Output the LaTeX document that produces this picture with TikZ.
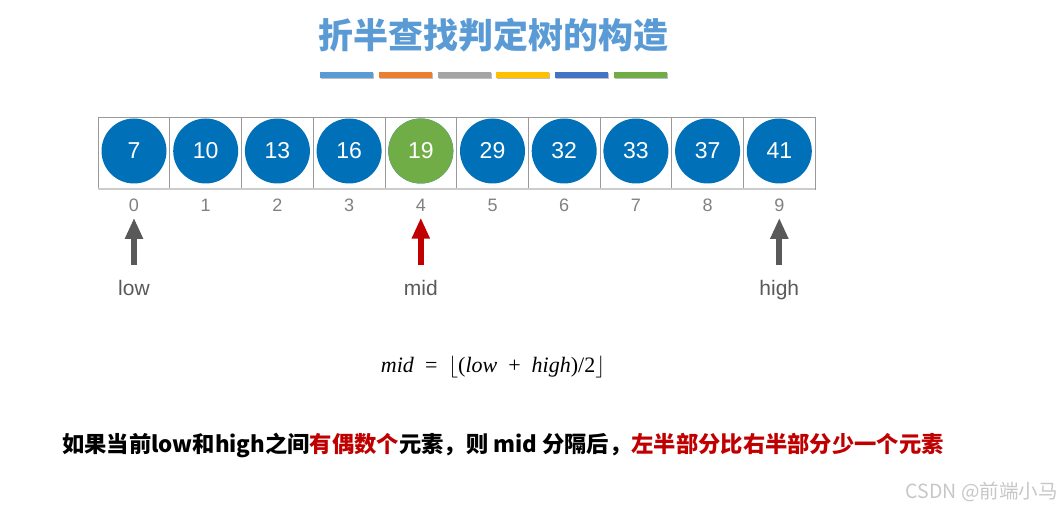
\documentclass[tikz,border=0pt]{standalone}
\usepackage{fix-cm}
\usepackage{fontspec}
\setmainfont{Liberation Sans}
\newfontfamily\cjk{Noto Sans CJK SC}
\newfontfamily\serif{Liberation Serif}
\usetikzlibrary{arrows.meta}

\definecolor{titleblue}{HTML}{5B9BD5}
\definecolor{ballblue}{HTML}{0070B8}
\definecolor{ballgreen}{HTML}{70AD47}
\definecolor{ptrgray}{HTML}{595959}
\definecolor{ptrred}{HTML}{C00000}
\definecolor{bar1}{HTML}{5B9BD5}
\definecolor{bar2}{HTML}{ED7D31}
\definecolor{bar3}{HTML}{A5A5A5}
\definecolor{bar4}{HTML}{FFC000}
\definecolor{bar5}{HTML}{4472C4}
\definecolor{bar6}{HTML}{70AD47}

\tikzset{
    ball/.style={circle, minimum size=65pt, inner sep=0pt, text=white,
        font=\fontsize{23}{26}\selectfont},
    idx/.style={text=gray, font=\fontsize{18}{20}\selectfont},
    ptr/.style={line width=6pt, -{Triangle[width=17pt,length=21pt]}},
    ptrlabel/.style={anchor=base, text=ptrgray, font=\fontsize{21}{24}\selectfont}
}

\begin{document}
\begin{tikzpicture}[x=1pt, y=-1pt]
    \useasboundingbox (0,0) rectangle (1064,510);

    % title and colour bars
    \node[text=titleblue, font=\cjk\bfseries\fontsize{35}{38}\selectfont] (title) at (493,35) {折半查找判定树的构造};
    \foreach \c [count=\i from 0] in {bar1,bar2,bar3,bar4,bar5,bar6} {
            \fill[black!25] (320+\i*58.8+1,72+1.5) rectangle ++(53,6);
            \fill[\c] (320+\i*58.8,72) rectangle ++(53,6);
        }

    % array cells
    \foreach \i in {0,...,9} {
            \draw[gray!80, line width=0.6pt] (98+\i*71.7,117) rectangle ++(71.7,72);
        }
    \draw[black!20, line width=2pt] (98,189) -- (815,189);

    % values and indices
    \foreach \v [count=\i from 0] in {7,10,13,16,19,29,32,33,37,41} {
            \node[ball, fill=ballblue] (b\i) at (134+\i*71.7,151) {\v};
            \node[idx] (i\i) at (134+\i*71.7,205) {\i};
        }
    \node[ball, fill=ballgreen] at (b4) {19};

    % pointers
    \node[ptrlabel] (low) at (i0 |- 0,295) {low};
    \node[ptrlabel] (mid) at (i4 |- 0,295) {mid};
    \node[ptrlabel] (high) at (i9 |- 0,295) {high};
    \coordinate (lowtail) at (i0 |- 0,265);
    \coordinate (midtail) at (i4 |- 0,265);
    \coordinate (hightail) at (i9 |- 0,265);
    \draw[ptr, ptrgray] (lowtail) -- ([yshift=-3pt]i0.south);
    \draw[ptr, ptrred] (midtail) -- ([yshift=-3pt]i4.south);
    \draw[ptr, ptrgray] (hightail) -- ([yshift=-3pt]i9.south);

    % formula
    \node[font=\serif\fontsize{22}{26}\selectfont] (formula) at (493,367)
    {\textit{mid}\enspace=\enspace$\lfloor$(\textit{low}\enspace+\enspace\textit{high})/2$\rfloor$};

    % remark
    \node[anchor=west, inner sep=0pt, font=\cjk\bfseries\fontsize{22.3}{26}\selectfont] (remark) at (62,445)
    {如果当前low和high之间\textcolor{ptrred}{有偶数个}元素，则 mid 分隔后，\textcolor{ptrred}{左半部分比右半部分少一个元素}};

    \node[anchor=east, inner sep=0pt, text=black!22, font=\cjk\fontsize{19.5}{22}\selectfont] (mark) at (1058,492) {CSDN @前端小马};
\end{tikzpicture}
\end{document}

######

Every line of the data above should be quoted exactly. Omit the pictures.

Output the LaTeX document that produces this picture with TikZ.
\documentclass[tikz,border=0pt]{standalone}
\usepackage{fix-cm}
\usepackage{fontspec}
\setmainfont{Liberation Sans}
\newfontfamily\cjk{Noto Sans CJK SC}
\newfontfamily\serif{Liberation Serif}
\usetikzlibrary{arrows.meta}

\definecolor{titleblue}{HTML}{5B9BD5}
\definecolor{ballblue}{HTML}{0070B8}
\definecolor{ballgreen}{HTML}{70AD47}
\definecolor{ptrgray}{HTML}{595959}
\definecolor{ptrred}{HTML}{C00000}
\definecolor{bar1}{HTML}{5B9BD5}
\definecolor{bar2}{HTML}{ED7D31}
\definecolor{bar3}{HTML}{A5A5A5}
\definecolor{bar4}{HTML}{FFC000}
\definecolor{bar5}{HTML}{4472C4}
\definecolor{bar6}{HTML}{70AD47}

\tikzset{
    ball/.style={circle, minimum size=65pt, inner sep=0pt, text=white,
        font=\fontsize{23}{26}\selectfont},
    idx/.style={text=gray, font=\fontsize{18}{20}\selectfont},
    ptr/.style={line width=6pt, -{Triangle[width=17pt,length=21pt]}},
    ptrlabel/.style={anchor=base, text=ptrgray, font=\fontsize{21}{24}\selectfont}
}

\begin{document}
\begin{tikzpicture}[x=1pt, y=-1pt]
    \useasboundingbox (0,0) rectangle (1064,510);

    % title and colour bars
    \node[text=titleblue, font=\cjk\bfseries\fontsize{35}{38}\selectfont] (title) at (493,35) {折半查找判定树的构造};
    \foreach \c [count=\i from 0] in {bar1,bar2,bar3,bar4,bar5,bar6} {
            \fill[black!25] (320+\i*58.8+1,72+1.5) rectangle ++(53,6);
            \fill[\c] (320+\i*58.8,72) rectangle ++(53,6);
        }

    % array cells
    \foreach \i in {0,...,9} {
            \draw[gray!80, line width=0.6pt] (98+\i*71.7,117) rectangle ++(71.7,72);
        }
    \draw[black!20, line width=2pt] (98,189) -- (815,189);

    % values and indices
    \foreach \v [count=\i from 0] in {7,10,13,16,19,29,32,33,37,41} {
            \node[ball, fill=ballblue] (b\i) at (134+\i*71.7,151) {\v};
            \node[idx] (i\i) at (134+\i*71.7,205) {\i};
        }
    \node[ball, fill=ballgreen] at (b4) {19};

    % pointers
    \node[ptrlabel] (low) at (i0 |- 0,295) {low};
    \node[ptrlabel] (mid) at (i4 |- 0,295) {mid};
    \node[ptrlabel] (high) at (i9 |- 0,295) {high};
    \coordinate (lowtail) at (i0 |- 0,265);
    \coordinate (midtail) at (i4 |- 0,265);
    \coordinate (hightail) at (i9 |- 0,265);
    \draw[ptr, ptrgray] (lowtail) -- ([yshift=-3pt]i0.south);
    \draw[ptr, ptrred] (midtail) -- ([yshift=-3pt]i4.south);
    \draw[ptr, ptrgray] (hightail) -- ([yshift=-3pt]i9.south);

    % formula
    \node[font=\serif\fontsize{22}{26}\selectfont] (formula) at (493,367)
    {\textit{mid}\enspace=\enspace$\lfloor$(\textit{low}\enspace+\enspace\textit{high})/2$\rfloor$};

    % remark
    \node[anchor=west, inner sep=0pt, font=\cjk\bfseries\fontsize{22.3}{26}\selectfont] (remark) at (62,445)
    {如果当前low和high之间\textcolor{ptrred}{有偶数个}元素，则 mid 分隔后，\textcolor{ptrred}{左半部分比右半部分少一个元素}};

    \node[anchor=east, inner sep=0pt, text=black!22, font=\cjk\fontsize{19.5}{22}\selectfont] (mark) at (1058,492) {CSDN @前端小马};
\end{tikzpicture}
\end{document}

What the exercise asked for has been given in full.